= Collected material =

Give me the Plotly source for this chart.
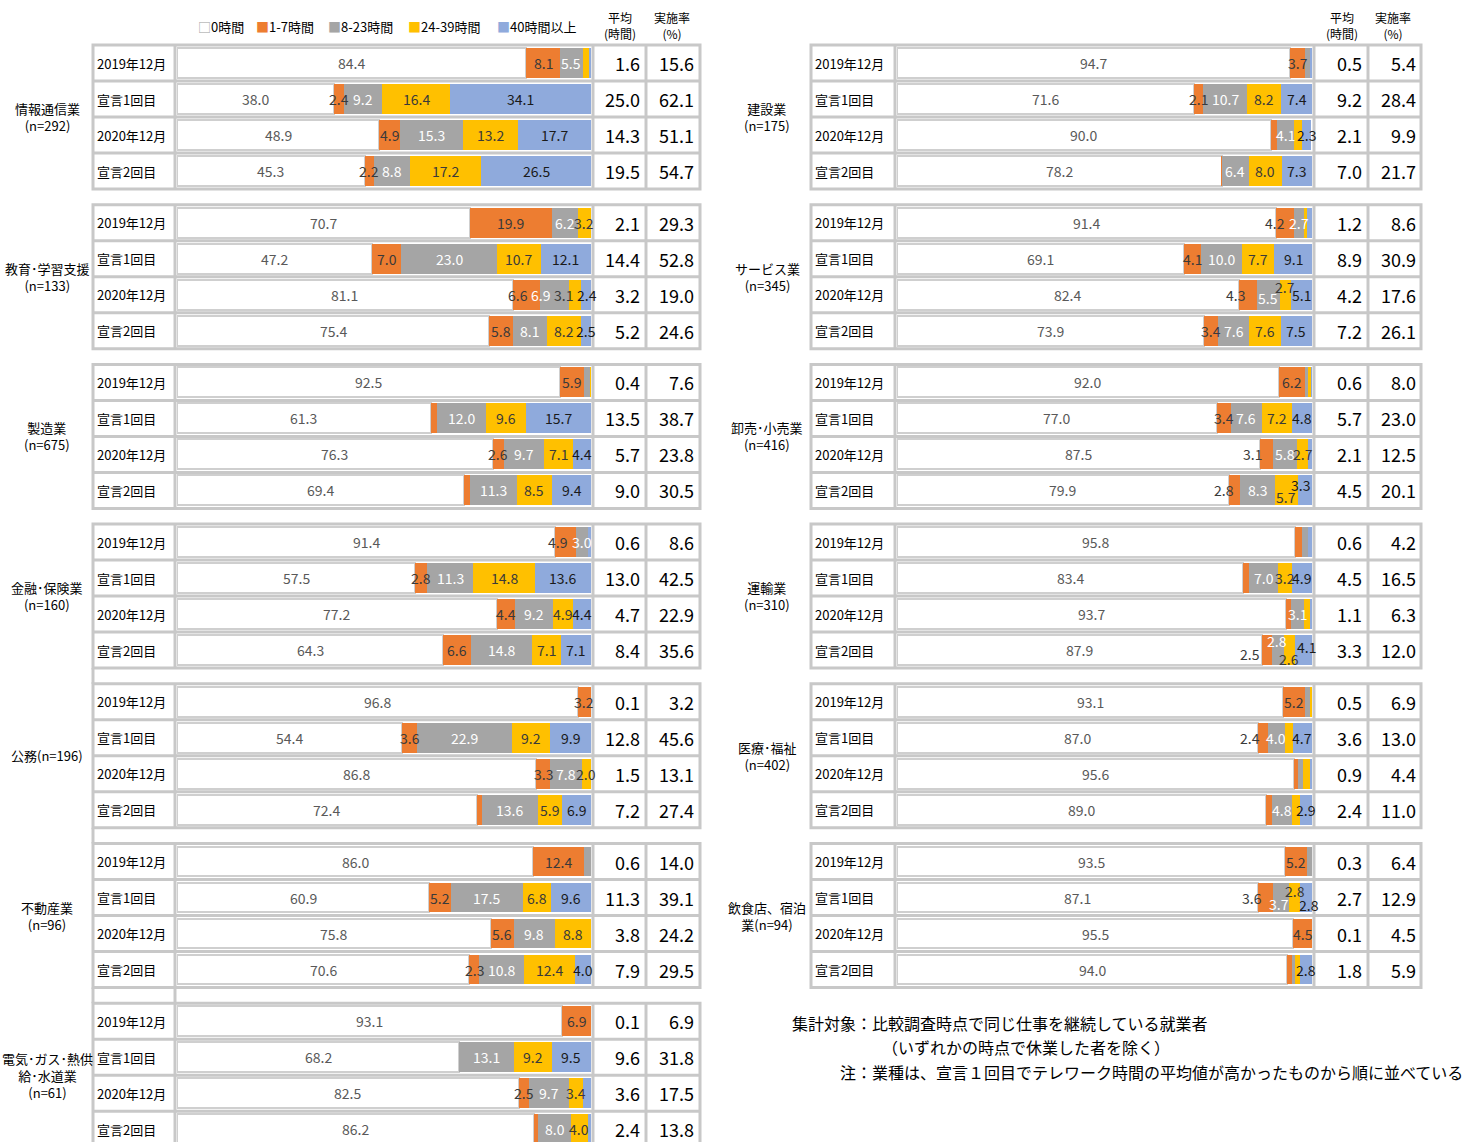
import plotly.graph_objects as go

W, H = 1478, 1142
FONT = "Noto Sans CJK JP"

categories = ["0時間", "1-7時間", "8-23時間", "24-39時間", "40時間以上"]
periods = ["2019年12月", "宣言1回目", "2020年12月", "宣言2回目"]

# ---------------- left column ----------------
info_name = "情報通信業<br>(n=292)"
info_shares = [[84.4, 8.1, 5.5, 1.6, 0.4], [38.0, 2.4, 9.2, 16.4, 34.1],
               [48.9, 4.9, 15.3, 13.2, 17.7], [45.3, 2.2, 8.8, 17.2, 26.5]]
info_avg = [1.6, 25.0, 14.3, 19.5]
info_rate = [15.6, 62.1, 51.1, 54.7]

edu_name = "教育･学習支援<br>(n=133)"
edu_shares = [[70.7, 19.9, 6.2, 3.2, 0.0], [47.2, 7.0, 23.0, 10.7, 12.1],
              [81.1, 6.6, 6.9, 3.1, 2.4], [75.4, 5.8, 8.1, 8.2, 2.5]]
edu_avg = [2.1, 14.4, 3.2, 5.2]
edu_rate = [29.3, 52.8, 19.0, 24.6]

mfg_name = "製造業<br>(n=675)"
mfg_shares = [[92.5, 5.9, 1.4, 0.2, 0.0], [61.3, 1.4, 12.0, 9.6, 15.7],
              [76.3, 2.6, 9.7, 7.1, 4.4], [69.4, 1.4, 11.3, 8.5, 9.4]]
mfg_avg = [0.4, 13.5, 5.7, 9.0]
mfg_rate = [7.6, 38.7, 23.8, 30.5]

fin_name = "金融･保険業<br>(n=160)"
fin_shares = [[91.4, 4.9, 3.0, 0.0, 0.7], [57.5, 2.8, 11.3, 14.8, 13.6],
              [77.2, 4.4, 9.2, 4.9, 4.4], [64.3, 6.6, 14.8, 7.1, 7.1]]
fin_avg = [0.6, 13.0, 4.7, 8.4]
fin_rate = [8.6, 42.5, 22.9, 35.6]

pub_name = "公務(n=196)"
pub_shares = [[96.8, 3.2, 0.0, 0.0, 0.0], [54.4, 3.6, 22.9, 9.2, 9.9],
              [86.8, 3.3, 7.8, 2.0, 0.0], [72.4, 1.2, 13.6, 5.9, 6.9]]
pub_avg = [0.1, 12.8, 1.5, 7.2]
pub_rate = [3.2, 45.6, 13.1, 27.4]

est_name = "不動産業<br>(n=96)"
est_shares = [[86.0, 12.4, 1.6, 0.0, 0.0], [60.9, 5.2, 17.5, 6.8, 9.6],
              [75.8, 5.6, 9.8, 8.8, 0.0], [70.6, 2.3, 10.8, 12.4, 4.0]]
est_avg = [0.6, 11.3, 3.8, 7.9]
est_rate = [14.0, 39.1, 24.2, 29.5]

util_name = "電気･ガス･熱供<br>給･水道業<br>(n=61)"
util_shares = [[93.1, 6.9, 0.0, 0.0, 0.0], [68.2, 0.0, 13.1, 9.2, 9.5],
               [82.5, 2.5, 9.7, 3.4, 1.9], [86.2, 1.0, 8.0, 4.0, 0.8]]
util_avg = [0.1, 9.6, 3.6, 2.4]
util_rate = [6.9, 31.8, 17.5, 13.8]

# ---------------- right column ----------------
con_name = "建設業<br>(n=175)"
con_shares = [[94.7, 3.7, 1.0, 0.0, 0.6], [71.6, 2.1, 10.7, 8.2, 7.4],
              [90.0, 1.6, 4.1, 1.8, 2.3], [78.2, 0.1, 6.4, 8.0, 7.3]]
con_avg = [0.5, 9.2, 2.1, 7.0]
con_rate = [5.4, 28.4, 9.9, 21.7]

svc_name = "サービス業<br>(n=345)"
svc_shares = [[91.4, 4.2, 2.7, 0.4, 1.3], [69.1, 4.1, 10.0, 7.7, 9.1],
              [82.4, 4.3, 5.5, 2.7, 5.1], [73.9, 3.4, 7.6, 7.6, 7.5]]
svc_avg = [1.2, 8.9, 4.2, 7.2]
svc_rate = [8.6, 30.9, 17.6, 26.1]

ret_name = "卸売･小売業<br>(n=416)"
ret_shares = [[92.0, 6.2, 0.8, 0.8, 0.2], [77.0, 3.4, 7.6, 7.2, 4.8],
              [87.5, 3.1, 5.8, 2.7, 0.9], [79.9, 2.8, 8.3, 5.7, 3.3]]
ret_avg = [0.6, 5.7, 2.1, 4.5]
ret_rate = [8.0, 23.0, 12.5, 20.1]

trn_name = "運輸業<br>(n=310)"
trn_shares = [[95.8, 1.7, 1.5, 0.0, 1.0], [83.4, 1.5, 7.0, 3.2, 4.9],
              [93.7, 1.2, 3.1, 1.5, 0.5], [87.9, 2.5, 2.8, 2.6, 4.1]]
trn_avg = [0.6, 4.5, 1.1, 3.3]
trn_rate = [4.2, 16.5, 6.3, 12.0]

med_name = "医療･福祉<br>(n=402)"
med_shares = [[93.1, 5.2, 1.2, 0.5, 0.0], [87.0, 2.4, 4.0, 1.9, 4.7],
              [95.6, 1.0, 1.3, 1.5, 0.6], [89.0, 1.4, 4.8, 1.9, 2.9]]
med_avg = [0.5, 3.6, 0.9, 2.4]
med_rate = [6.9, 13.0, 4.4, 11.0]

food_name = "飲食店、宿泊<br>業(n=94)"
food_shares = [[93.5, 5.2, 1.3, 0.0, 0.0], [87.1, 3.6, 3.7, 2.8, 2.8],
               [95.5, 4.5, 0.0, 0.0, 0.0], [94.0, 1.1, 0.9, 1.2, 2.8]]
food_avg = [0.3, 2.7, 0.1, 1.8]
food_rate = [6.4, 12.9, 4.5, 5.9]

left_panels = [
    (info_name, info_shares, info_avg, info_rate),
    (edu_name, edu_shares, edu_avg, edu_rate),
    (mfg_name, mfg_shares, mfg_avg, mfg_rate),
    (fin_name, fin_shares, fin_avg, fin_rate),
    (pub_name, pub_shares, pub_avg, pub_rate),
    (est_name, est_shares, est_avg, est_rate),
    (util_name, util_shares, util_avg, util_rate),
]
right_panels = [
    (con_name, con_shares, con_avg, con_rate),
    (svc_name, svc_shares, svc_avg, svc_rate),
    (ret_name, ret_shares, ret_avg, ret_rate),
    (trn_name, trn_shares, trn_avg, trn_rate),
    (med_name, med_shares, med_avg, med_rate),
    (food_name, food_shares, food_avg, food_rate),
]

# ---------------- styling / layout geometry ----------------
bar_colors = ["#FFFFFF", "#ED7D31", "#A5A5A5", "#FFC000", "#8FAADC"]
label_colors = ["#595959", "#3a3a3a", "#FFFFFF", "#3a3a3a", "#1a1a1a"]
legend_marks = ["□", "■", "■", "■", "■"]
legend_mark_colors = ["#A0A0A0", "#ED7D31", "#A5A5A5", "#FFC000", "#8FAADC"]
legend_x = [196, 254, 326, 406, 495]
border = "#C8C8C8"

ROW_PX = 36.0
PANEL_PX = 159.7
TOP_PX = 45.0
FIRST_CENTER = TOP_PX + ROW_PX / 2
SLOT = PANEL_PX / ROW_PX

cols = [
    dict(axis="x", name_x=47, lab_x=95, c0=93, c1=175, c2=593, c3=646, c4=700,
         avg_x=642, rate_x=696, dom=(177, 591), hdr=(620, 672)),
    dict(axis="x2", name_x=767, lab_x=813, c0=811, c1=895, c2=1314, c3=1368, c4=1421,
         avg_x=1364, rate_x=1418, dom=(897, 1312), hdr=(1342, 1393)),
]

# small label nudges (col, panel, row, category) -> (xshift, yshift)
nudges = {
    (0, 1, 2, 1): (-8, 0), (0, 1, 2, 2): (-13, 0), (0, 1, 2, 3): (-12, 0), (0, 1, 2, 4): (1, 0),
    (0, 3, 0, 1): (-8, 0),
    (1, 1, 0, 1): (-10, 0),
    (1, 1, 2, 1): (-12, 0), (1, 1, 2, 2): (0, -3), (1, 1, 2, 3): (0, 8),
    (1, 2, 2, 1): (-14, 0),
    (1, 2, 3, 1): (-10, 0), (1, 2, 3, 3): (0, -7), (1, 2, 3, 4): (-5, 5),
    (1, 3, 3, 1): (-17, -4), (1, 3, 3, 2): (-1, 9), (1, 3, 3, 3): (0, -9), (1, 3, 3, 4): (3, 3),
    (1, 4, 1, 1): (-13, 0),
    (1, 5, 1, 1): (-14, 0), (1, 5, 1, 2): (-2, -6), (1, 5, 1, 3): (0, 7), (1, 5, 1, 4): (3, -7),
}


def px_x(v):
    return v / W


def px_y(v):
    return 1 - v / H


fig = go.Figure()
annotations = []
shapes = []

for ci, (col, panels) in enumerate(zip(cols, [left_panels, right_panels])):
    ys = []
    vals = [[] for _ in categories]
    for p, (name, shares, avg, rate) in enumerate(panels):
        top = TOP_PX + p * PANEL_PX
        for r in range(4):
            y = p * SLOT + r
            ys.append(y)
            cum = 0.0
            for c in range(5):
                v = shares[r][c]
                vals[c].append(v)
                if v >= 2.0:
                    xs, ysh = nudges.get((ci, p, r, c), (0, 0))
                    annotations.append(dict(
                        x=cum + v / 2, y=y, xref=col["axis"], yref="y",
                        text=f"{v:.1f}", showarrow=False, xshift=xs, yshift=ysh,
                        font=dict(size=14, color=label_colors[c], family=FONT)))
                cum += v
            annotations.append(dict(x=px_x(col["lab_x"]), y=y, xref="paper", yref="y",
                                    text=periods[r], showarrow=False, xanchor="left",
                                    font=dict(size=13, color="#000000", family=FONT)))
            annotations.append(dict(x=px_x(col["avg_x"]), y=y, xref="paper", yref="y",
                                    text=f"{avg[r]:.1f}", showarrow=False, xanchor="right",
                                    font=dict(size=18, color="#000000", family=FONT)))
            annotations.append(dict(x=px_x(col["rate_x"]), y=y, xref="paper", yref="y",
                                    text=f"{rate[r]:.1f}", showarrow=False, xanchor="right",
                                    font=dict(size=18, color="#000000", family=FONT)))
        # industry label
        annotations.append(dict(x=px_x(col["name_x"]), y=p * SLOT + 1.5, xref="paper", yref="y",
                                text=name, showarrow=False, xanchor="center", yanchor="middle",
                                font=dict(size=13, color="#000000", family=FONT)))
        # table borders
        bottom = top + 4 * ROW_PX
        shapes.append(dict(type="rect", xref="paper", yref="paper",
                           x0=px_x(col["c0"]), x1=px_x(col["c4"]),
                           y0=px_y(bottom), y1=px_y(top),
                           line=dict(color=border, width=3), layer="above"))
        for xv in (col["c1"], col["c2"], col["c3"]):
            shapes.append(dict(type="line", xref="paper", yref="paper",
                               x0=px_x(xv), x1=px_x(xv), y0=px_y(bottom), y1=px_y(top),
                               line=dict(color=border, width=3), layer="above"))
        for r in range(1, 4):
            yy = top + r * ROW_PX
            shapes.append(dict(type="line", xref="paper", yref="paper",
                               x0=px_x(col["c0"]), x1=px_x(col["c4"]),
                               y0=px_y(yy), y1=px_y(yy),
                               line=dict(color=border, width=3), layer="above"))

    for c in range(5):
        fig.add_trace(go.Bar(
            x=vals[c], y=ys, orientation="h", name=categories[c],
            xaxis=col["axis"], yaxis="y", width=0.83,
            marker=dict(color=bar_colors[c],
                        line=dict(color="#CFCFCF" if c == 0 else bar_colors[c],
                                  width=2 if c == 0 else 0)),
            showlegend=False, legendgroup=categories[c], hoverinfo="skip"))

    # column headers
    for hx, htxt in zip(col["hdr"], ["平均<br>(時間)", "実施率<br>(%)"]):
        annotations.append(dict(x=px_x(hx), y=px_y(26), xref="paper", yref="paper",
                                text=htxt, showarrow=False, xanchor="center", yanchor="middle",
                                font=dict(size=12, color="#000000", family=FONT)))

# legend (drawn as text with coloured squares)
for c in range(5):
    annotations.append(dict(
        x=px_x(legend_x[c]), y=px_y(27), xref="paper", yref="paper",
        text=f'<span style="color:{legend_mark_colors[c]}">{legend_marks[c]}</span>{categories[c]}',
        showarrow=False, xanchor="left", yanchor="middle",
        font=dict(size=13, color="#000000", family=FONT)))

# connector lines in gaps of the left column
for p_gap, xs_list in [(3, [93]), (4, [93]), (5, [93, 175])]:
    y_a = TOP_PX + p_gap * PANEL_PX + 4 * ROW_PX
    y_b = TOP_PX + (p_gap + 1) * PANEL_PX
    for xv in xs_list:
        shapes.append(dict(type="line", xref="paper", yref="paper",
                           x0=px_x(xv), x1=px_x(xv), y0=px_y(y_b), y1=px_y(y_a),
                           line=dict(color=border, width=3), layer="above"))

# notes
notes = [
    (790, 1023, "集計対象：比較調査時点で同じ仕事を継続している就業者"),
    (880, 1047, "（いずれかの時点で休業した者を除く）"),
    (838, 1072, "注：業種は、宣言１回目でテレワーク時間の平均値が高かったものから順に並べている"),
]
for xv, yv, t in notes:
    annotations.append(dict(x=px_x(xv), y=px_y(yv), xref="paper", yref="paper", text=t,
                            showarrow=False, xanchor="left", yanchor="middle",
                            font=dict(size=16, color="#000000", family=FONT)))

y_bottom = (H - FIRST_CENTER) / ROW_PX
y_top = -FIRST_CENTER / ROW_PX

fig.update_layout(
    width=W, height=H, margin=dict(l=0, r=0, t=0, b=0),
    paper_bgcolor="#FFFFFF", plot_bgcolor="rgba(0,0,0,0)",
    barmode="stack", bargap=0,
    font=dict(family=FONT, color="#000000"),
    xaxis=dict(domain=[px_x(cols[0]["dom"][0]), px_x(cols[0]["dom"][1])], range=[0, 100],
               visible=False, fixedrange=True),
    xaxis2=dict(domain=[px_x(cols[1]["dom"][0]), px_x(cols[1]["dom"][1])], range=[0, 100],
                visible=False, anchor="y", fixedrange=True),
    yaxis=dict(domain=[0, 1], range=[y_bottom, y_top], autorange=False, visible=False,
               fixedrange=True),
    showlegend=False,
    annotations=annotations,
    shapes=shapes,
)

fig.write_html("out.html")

= What the exercise asks =
Leave out the pictures. Transcribe only the lines above, from the first through the one that contains "fin_rate = [8.6, 42.5, 22.9, 35.6]".

= Output of the exercise =
Give me the Plotly source for this chart.
import plotly.graph_objects as go

W, H = 1478, 1142
FONT = "Noto Sans CJK JP"

categories = ["0時間", "1-7時間", "8-23時間", "24-39時間", "40時間以上"]
periods = ["2019年12月", "宣言1回目", "2020年12月", "宣言2回目"]

# ---------------- left column ----------------
info_name = "情報通信業<br>(n=292)"
info_shares = [[84.4, 8.1, 5.5, 1.6, 0.4], [38.0, 2.4, 9.2, 16.4, 34.1],
               [48.9, 4.9, 15.3, 13.2, 17.7], [45.3, 2.2, 8.8, 17.2, 26.5]]
info_avg = [1.6, 25.0, 14.3, 19.5]
info_rate = [15.6, 62.1, 51.1, 54.7]

edu_name = "教育･学習支援<br>(n=133)"
edu_shares = [[70.7, 19.9, 6.2, 3.2, 0.0], [47.2, 7.0, 23.0, 10.7, 12.1],
              [81.1, 6.6, 6.9, 3.1, 2.4], [75.4, 5.8, 8.1, 8.2, 2.5]]
edu_avg = [2.1, 14.4, 3.2, 5.2]
edu_rate = [29.3, 52.8, 19.0, 24.6]

mfg_name = "製造業<br>(n=675)"
mfg_shares = [[92.5, 5.9, 1.4, 0.2, 0.0], [61.3, 1.4, 12.0, 9.6, 15.7],
              [76.3, 2.6, 9.7, 7.1, 4.4], [69.4, 1.4, 11.3, 8.5, 9.4]]
mfg_avg = [0.4, 13.5, 5.7, 9.0]
mfg_rate = [7.6, 38.7, 23.8, 30.5]

fin_name = "金融･保険業<br>(n=160)"
fin_shares = [[91.4, 4.9, 3.0, 0.0, 0.7], [57.5, 2.8, 11.3, 14.8, 13.6],
              [77.2, 4.4, 9.2, 4.9, 4.4], [64.3, 6.6, 14.8, 7.1, 7.1]]
fin_avg = [0.6, 13.0, 4.7, 8.4]
fin_rate = [8.6, 42.5, 22.9, 35.6]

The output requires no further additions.